Although they were our trusted allies during World War II, we shouldn't forget the punishment that the Soviet Union inflicted on its own people back in the day. One atrocity stands above the rest as an unforgivable experiment in human suffering. It's known as the Nazino Affair.
In 1933, Stalin allowed the deportation of 6,000 of his people to an obscure island in Western Siberia (now known as "Cannibal Island") with no food or supplies. Four thousand of the prisoners died there, and the few who survived only did so by resorting to cannibalism.
Seven years before World War II, Stalin's Joint State Political Directorate came up with a plan that would remove thousands of "undesired" individuals from Russian cities and drop them into the Siberian tundra.
Many of these people were poor, homeless, and handicapped. Basically, anyone who Stalin deemed unfit when it came to creating the image of a model country was cast out.
The point of the mission was for them to "colonize" the previously uninhabited expanses of the country's territory, but there was a reason why no one lived in these frozen hellscapes in the first place.
Originally, six thousand people were forced to float down the river to Nazino Island. By the time they reached their distination, 27 people had already died from starvation.
They were only given moldy bread as sustenance.
The first night they arrived, 300 prisoners died in a snowstorm. They were only provided with one pile of moldy flour, and when a huge fight broke out, guards fired into the crowd.
The guards were a miserable lot themselves.
It didn't take long for the hungry prisoners to begin feeding off the bodies of the fallen. Some even actively hunted sick, wounded people. When they killed them, they often consumed their flesh raw.
Many tried to escape the island on makeshift rafts, but there was nothing downstream except for more miserable wastelands. Most either drowned or froze to death.

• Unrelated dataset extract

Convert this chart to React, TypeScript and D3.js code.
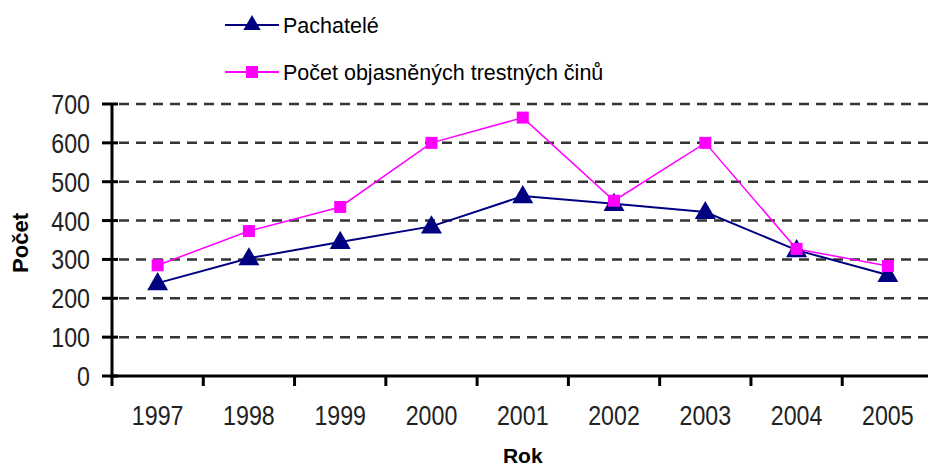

Sometimes, people made rafts to lure weaker individuals toward them. When they got close enough, the stronger parties killed them for food.
Amazingly, the Soviet Union decided to send 1,200 more people to Nazino. It is said that the newcomers were ripped from their boats and eaten by hordes of cannibals as soon they arrived.
Around 4,000 of the original 6,000 prisoners died on Nazino Island. The Communists buried any documentation of the event and killed those who attempted to speak about it. The Soviet report on what happened in this frozen wasteland didn't get published until 2002.